Locate every line that holds the string "matplotlib" and copy it.

[BEGIN GIVEN MATERIAL]

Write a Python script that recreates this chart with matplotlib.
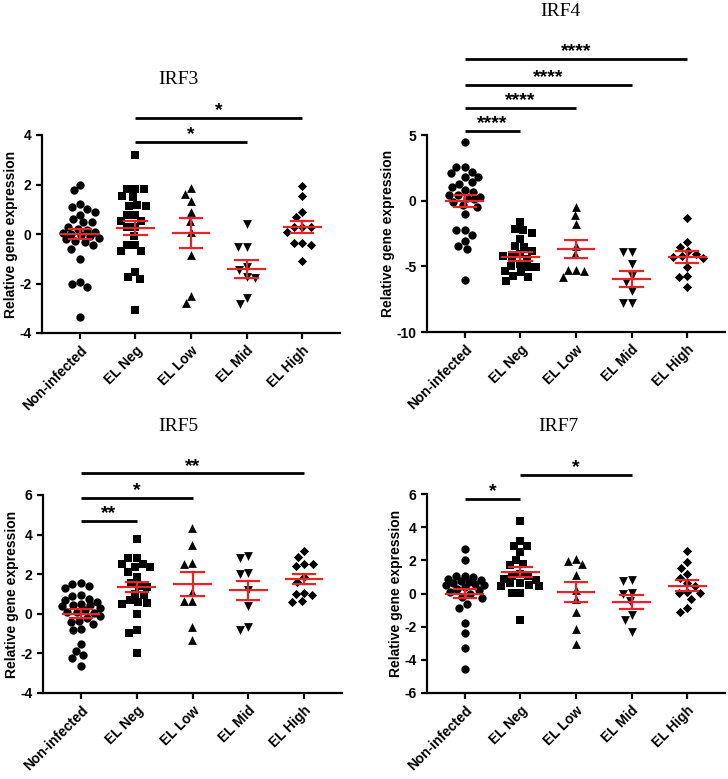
import numpy as np
import matplotlib
matplotlib.use("Agg")
import matplotlib.pyplot as plt

groups = ["Non-infected", "EL Neg", "EL Low", "EL Mid", "EL High"]
markers = ["o", "s", "^", "v", "D"]

# IRF3
irf3_noninf = [2.0, 1.76, 1.22, 1.01, 1.08, 0.78, 0.9, 0.47, 0.47, 0.6, 0.3, 0.15, 0.1, 0.05, 0.0,
               -0.05, -0.1, -0.15, 0.2, -0.2, -0.3, -0.34, -0.45, -0.6, -1.01, -2.0, -2.13, -1.92, -3.35]
irf3_neg = [3.2, 1.82, 1.82, 1.82, 1.55, 1.49, 1.15, 1.15, 1.19, 0.78, 0.78, 0.54, 0.54, 0.27, 0.27,
            -0.07, -0.45, -0.45, -0.7, -0.7, -1.72, -1.82, -1.53, -3.08]
irf3_low = [1.86, 1.6, 1.35, 0.88, 0.54, 0.07, -0.84, -2.5, -2.77]
irf3_mid = [0.4, -0.54, -0.54, -1.35, -1.46, -1.73, -1.78, -2.81, -2.59]
irf3_high = [1.92, 1.55, 0.9, 0.68, 0.27, 0.27, 0.27, 0.07, -0.36, -0.43, -0.36, -1.08]
irf3_mean = [0.0, 0.24, 0.04, -1.42, 0.30]
irf3_sem = [0.2, 0.27, 0.59, 0.37, 0.24]
irf3_sig = [(1, 4, 4.7, "*"), (1, 3, 3.72, "*")]

# IRF4
irf4_noninf = [4.49, 2.58, 2.58, 2.19, 2.07, 1.81, 1.81, 1.3, 1.43, 0.79, 1.05, 0.66, 0.41, 0.41, 0.3,
               0.2, 0.1, -0.1, -0.48, -0.36, -1.0, -2.27, -2.27, -2.65, -3.47, -3.67, -3.04, -6.05]
irf4_neg = [-1.63, -2.14, -2.27, -2.47, -2.91, -3.42, -3.49, -3.8, -4.05, -4.18, -4.18, -4.44, -4.82,
            -4.95, -5.08, -5.08, -5.33, -5.46, -5.71, -5.84, -6.1]
irf4_low = [-0.48, -1.12, -1.76, -3.42, -4.06, -5.28, -5.33, -5.28, -5.84]
irf4_mid = [-3.93, -3.93, -4.82, -5.71, -6.22, -6.86, -7.76, -7.76]
irf4_high = [-1.3, -3.16, -3.49, -3.8, -4.06, -4.2, -4.31, -4.4, -5.08, -5.77, -5.84, -6.61]
irf4_mean = [0.0, -4.26, -3.7, -5.97, -4.31]
irf4_sem = [0.45, 0.32, 0.67, 0.59, 0.44]
irf4_sig = [(0, 1, 5.3, "****"), (0, 2, 7.07, "****"), (0, 3, 8.8, "****"), (0, 4, 10.8, "****")]

# IRF5
irf5_noninf = [1.55, 1.52, 1.39, 1.32, 0.93, 0.9, 0.76, 0.68, 0.6, 0.5, 0.42, 0.42, 0.4, 0.3, 0.2,
               0.1, 0.08, 0.05, -0.1, -0.2, -0.34, -0.42, -0.51, -0.76, -0.84, -1.52, -1.86, -2.06,
               -2.25, -2.62]
irf5_neg = [3.77, 2.84, 2.84, 2.53, 2.53, 2.36, 2.36, 2.11, 1.86, 1.55, 1.4, 1.35, 1.01, 0.93, 0.68,
            0.54, 0.59, 0.51, 0.0, -0.81, -0.98, -1.99]
irf5_low = [4.31, 3.46, 2.57, 2.53, 1.1, 0.64, 0.64, -0.68, -1.32]
irf5_mid = [2.84, 2.9, 2.06, 2.03, 1.22, 0.37, -0.81, -0.68]
irf5_high = [3.18, 2.87, 2.53, 2.4, 2.5, 1.86, 1.6, 1.05, 0.93, 0.98, 0.59, 0.64]
irf5_mean = [0.0, 1.35, 1.52, 1.18, 1.77]
irf5_sem = [0.22, 0.27, 0.61, 0.5, 0.26]
irf5_sig = [(0, 1, 4.7, "**"), (0, 2, 5.86, "*"), (0, 4, 7.1, "**")]

# IRF7
irf7_noninf = [2.71, 2.01, 1.04, 1.04, 1.0, 0.9, 0.8, 0.74, 0.7, 0.64, 0.6, 0.54, 0.54, 0.4, 0.3,
               0.2, 0.1, 0.0, -0.22, -0.26, -0.66, -0.86, -1.77, -2.37, -3.27, -4.54]
irf7_neg = [4.36, 3.19, 2.85, 2.89, 2.49, 2.05, 1.75, 1.69, 1.2, 1.04, 1.04, 0.9, 0.8, 0.64, 0.64,
            0.5, 0.44, 0.44, 0.04, 0.04, -1.61]
irf7_low = [2.09, 1.95, 1.75, 1.1, 0.2, -0.32, -1.12, -2.13, -3.07]
irf7_mid = [0.8, 0.74, 0.04, 0.0, -0.46, -1.27, -1.57, -2.33]
irf7_high = [2.55, 1.89, 1.55, 1.2, 0.94, 0.64, 0.48, 0.1, 0.04, 0.04, -0.36, -0.86, -1.12]
irf7_mean = [0.0, 1.29, 0.08, -0.52, 0.48]
irf7_sem = [0.27, 0.28, 0.6, 0.43, 0.33]
irf7_sig = [(0, 1, 5.7, "*"), (1, 3, 7.14, "*")]

RED = "#e5252a"
W, H = 728, 779


def swarm(ax, x0, vals, d, cap):
    # GraphPad-like scatter: push points sideways (pixel space), never wider than cap
    tr = ax.transData
    px = tr.transform(np.column_stack([np.full(len(vals), x0), vals]))
    ys = px[:, 1]
    placed = []
    offs = np.zeros(len(vals))
    grid = np.linspace(-cap, cap, 31)
    for i in np.argsort(vals)[::-1]:
        cands = [0.0]
        for xj, yj in placed:
            dy = abs(ys[i] - yj)
            if dy < d:
                dx = np.sqrt(d * d - dy * dy)
                cands += [xj - dx, xj + dx]
        cands = sorted([c for c in cands if abs(c) <= cap], key=abs)
        best = None
        for c in cands:
            if all((c - xj) ** 2 + (ys[i] - yj) ** 2 >= d * d - 1e-6 for xj, yj in placed):
                best = c
                break
        if best is None:
            # no free slot: take the least crowded spot inside the cap
            score = [min((g - xj) ** 2 + (ys[i] - yj) ** 2 for xj, yj in placed) for g in grid]
            best = grid[int(np.argmax(score))]
        offs[i] = best
        placed.append((best, ys[i]))
    back = tr.inverted().transform(np.column_stack([px[:, 0] + offs, ys]))
    return back[:, 0]


def panel(fig, box, title, title_xy, data, mean, sem, sig, ylim, yticks):
    l, t, r, b = box
    ax = fig.add_axes([l / W, 1 - b / H, (r - l) / W, (b - t) / H])
    ax.set_xlim(-0.68, 4.68)
    ax.set_ylim(*ylim)
    for s in ["top", "right"]:
        ax.spines[s].set_visible(False)
    for s in ["left", "bottom"]:
        ax.spines[s].set_linewidth(1.6)
    ax.set_xticks(range(5))
    ax.set_xticklabels(groups, rotation=45, ha="right", rotation_mode="anchor",
                       fontsize=10, fontweight="bold", family="Liberation Sans")
    ax.set_yticks(yticks)
    ax.set_yticklabels([str(v) for v in yticks], fontsize=10, fontweight="bold",
                       family="Liberation Sans")
    ax.tick_params(width=1.6, length=4, direction="out")
    ax.set_ylabel("Relative gene expression", fontsize=10, fontweight="bold",
                  family="Liberation Sans", labelpad=1)

    sizes = {"o": 36, "s": 34, "^": 40, "v": 40, "D": 22}
    for i, vals in enumerate(data):
        xs = swarm(ax, i, np.array(vals, float), 8.5, 19.0)
        ax.scatter(xs, vals, marker=markers[i], s=sizes[markers[i]], color="black",
                   linewidths=0, zorder=2, clip_on=False)
        m, e = mean[i], sem[i]
        ax.plot([i - 0.33, i + 0.33], [m, m], color=RED, lw=1.6, zorder=3)
        ax.plot([i, i], [m - e, m + e], color=RED, lw=1.6, zorder=3)
        ax.plot([i - 0.2, i + 0.2], [m + e, m + e], color=RED, lw=1.6, zorder=3)
        ax.plot([i - 0.2, i + 0.2], [m - e, m - e], color=RED, lw=1.6, zorder=3)

    for a, c, y, lab in sig:
        ax.plot([a, c], [y, y], color="black", lw=2.0, clip_on=False, solid_capstyle="butt")
        ax.annotate(lab, ((a + c) / 2, y), xytext=(0, -1), textcoords="offset points",
                    ha="center", va="bottom", fontsize=14, fontweight="bold",
                    family="Liberation Sans", annotation_clip=False)

    fig.text(title_xy[0] / W, 1 - title_xy[1] / H, title, ha="center", va="center",
             fontsize=14, family="Liberation Serif")
    return ax


fig = plt.figure(figsize=(W / 100, H / 100), dpi=100)

panel(fig, (42, 135, 340, 333), "IRF3", (178, 80),
      [irf3_noninf, irf3_neg, irf3_low, irf3_mid, irf3_high], irf3_mean, irf3_sem, irf3_sig,
      (-4, 4), [-4, -2, 0, 2, 4])
panel(fig, (427, 135, 725, 332), "IRF4", (560, 12),
      [irf4_noninf, irf4_neg, irf4_low, irf4_mid, irf4_high], irf4_mean, irf4_sem, irf4_sig,
      (-10, 5), [-10, -5, 0, 5])
panel(fig, (43, 495, 342, 693), "IRF5", (178, 427),
      [irf5_noninf, irf5_neg, irf5_low, irf5_mid, irf5_high], irf5_mean, irf5_sem, irf5_sig,
      (-4, 6), [-4, -2, 0, 2, 4, 6])
panel(fig, (427, 494, 725, 693), "IRF7", (558, 427),
      [irf7_noninf, irf7_neg, irf7_low, irf7_mid, irf7_high], irf7_mean, irf7_sem, irf7_sig,
      (-6, 6), [-6, -4, -2, 0, 2, 4, 6])

fig.savefig("out.png", dpi=100)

[END GIVEN MATERIAL]

ANSWER TO THIS TASK:
Write a Python script that recreates this chart with matplotlib.
import matplotlib
matplotlib.use("Agg")
import matplotlib.pyplot as plt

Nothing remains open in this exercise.